Sponsorship involves an organisation agreeing to pay a fee and, in response, having the opportunity to lend its name (and branding) to an event or activity. Any sponsorship agreement will also include other benefits, such as being given a number of free tickets for an event or being featured in PR activity associated with the activity.

Sponsorship activities are now common in the areas of sports, arts, education and leisure events, and sponsorship has become a specialist area in its own right. PR staff and advisers may become involved in the core activity (and, of course the PR element) but, increasingly, the organisation of sponsorship is being carried out by niche agencies or individuals/teams. Sponsorship provides much more opportunity for reaching target groups than traditional advertising.
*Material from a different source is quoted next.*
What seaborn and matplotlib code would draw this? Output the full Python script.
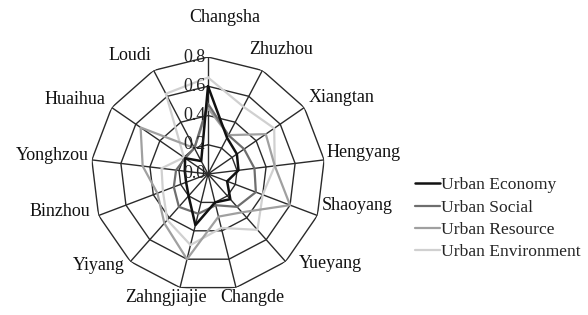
import numpy as np
import pandas as pd
import matplotlib
matplotlib.use("Agg")
import matplotlib.pyplot as plt
import seaborn as sns

# Data
cities = ["Changsha", "Zhuzhou", "Xiangtan", "Hengyang", "Shaoyang", "Yueyang",
          "Changde", "Zahngjiajie", "Yiyang", "Binzhou", "Yonghzou", "Huaihua", "Loudi"]
economy = [0.60, 0.28, 0.24, 0.21, 0.14, 0.23, 0.20, 0.36, 0.20, 0.16, 0.16, 0.19, 0.10]
social = [0.48, 0.30, 0.30, 0.32, 0.35, 0.30, 0.22, 0.28, 0.30, 0.25, 0.22, 0.19, 0.20]
resource = [0.45, 0.30, 0.48, 0.46, 0.60, 0.35, 0.30, 0.60, 0.45, 0.37, 0.45, 0.56, 0.20]
environment = [0.66, 0.52, 0.55, 0.46, 0.40, 0.51, 0.38, 0.50, 0.42, 0.33, 0.32, 0.20, 0.62]
series_names = ["Urban Economy", "Urban Social", "Urban Resource", "Urban Environment"]
r_ticks = [0.0, 0.2, 0.4, 0.6, 0.8]

sns.set_theme(style="white")
plt.rcParams["font.family"] = ["Liberation Serif", "DejaVu Serif"]

n = len(cities)
theta = np.linspace(0, 2 * np.pi, n, endpoint=False)

# long table, each polygon closed back on its first city
rows = []
for name, vals in zip(series_names, [economy, social, resource, environment]):
    for i in range(n + 1):
        rows.append({"series": name, "theta": theta[i % n] if i < n else 2 * np.pi,
                     "value": vals[i % n]})
df = pd.DataFrame(rows)

fig = plt.figure(figsize=(5.88, 3.15), dpi=100)
ax = fig.add_axes([91 / 588, 24 / 315, 234 / 588, 234 / 315], projection="polar")
ax.set_theta_zero_location("N")
ax.set_theta_direction(-1)
ax.set_ylim(0, 0.8)
ax.grid(False)
ax.spines["polar"].set_visible(False)
ax.set_xticks([])
ax.set_yticks([])

# polygon grid and spokes
closed = np.append(theta, theta[0])
for r in r_ticks[1:]:
    ax.plot(closed, [r] * (n + 1), color="#2a2a2a", lw=1.0, zorder=1)
for t in theta:
    ax.plot([t, t], [0, 0.8], color="#2a2a2a", lw=1.0, zorder=1)

palette = {"Urban Economy": "#111111", "Urban Social": "#6e6e6e",
           "Urban Resource": "#a0a0a0", "Urban Environment": "#d0d0d0"}
widths = {"Urban Economy": 1.8, "Urban Social": 1.6,
          "Urban Resource": 1.6, "Urban Environment": 1.6}
for name in series_names[::-1]:
    sub = df[df["series"] == name]
    sns.lineplot(data=sub, x="theta", y="value", sort=False, estimator=None,
                 color=palette[name], lw=widths[name], ax=ax, zorder=3, legend=False)
ax.set_xlabel("")
ax.set_ylabel("")
ax.set_ylim(0, 0.8)

for r in r_ticks:
    ax.annotate(f"{r:.1f}", xy=(0, r), xytext=(-2, 0), textcoords="offset points",
                ha="right", va="center", fontsize=13, color="#222222", zorder=4)

# category labels (pixel positions of label centers)
label_xy = [(225, 18), (281, 50), (342, 97), (364, 152), (357, 206), (330, 263),
            (252, 298), (166, 298), (99, 265), (60, 212), (52, 155), (75, 100), (130, 56)]
for city, (px, py) in zip(cities, label_xy):
    fig.text(px / 588, 1 - py / 315, city, ha="center", va="center",
             fontsize=13, color="#111111")

handles = [plt.Line2D([], [], color=palette[s], lw=widths[s]) for s in series_names]
fig.legend(handles, series_names, loc="upper left", bbox_to_anchor=(408 / 588, 1 - 170 / 315),
           frameon=False, fontsize=12.6, handlelength=1.4, handletextpad=0.1,
           labelspacing=0.35, borderaxespad=0)

fig.savefig("out.png", dpi=100)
How is sponsorship decided?

Any sponsorship activity should be related to the organisation’s overarching objectives. It must support the drive to achieving those objectives. The key factor is the target group the sponsorship activity is aimed at. If an organisation’s key target group is young women between the ages of 16 and 25, then sponsoring an event that mostly appeals to a completely different group may not be the best use of time and money. Equally, it’s more effective if the type of product or service has a natural ‘fit’ with the event or activity. If it doesn’t, then any such link could, potentially, be damaging.

Over the years, sponsorship has changed considerably. Traditionally, events and activities were the focus. Now, it is much more common to see television programmes, such as the weather bulletin or an entertainment programme, being sponsored.

Online PR

Online PR includes the information that an organisation has on its website and the impression people have of that image. It also covers online publications, blogging, e-newsletters and any other activity that takes place online. In addition, PR specialists can now write and issue press releases that include hyperlinks. Where those press releases appear online, complete with hyperlinks, this provides the opportunity to drive traffic back to the organisation’s site.

There is so much media now with the Internet and people, and so easy and so cheap to start a newspaper or start a magazine, there’s just millions of voices and people wanting to be heard.

Rupert Murdoch

Public affairs

Government, and representatives of government, make decisions about policy, legislation and spending. Those decisions are based on the opinions of many individuals and groups who will be affected, as well as a range of information – trends, demographics and so on. The public affairs specialist focuses on supporting individuals and organisations in a number of ways:

  • Obtaining the information to help them inform their thinking
  • Enabling them to contribute their views and opinions to influence government and encourage representatives to take those views into consideration.

Public affairs is also described as lobbying. Fundamentally, it is about understanding the workings of government and the ways in which individuals and organisations can get their views across effectively. It is not uncommon now, before bills are introduced into Parliament, for groups and organisations to be invited to put their views forward. That consultation can take a number of forms, such as requests for submissions or requests to appear in front of a panel.

A public affairs campaign will also consider the opportunity for generating press and media interest around a particular view to bring an element of pressure to bear. Any activity might, for example, include working with other groups and organisations to form a collective voice about a particular issue.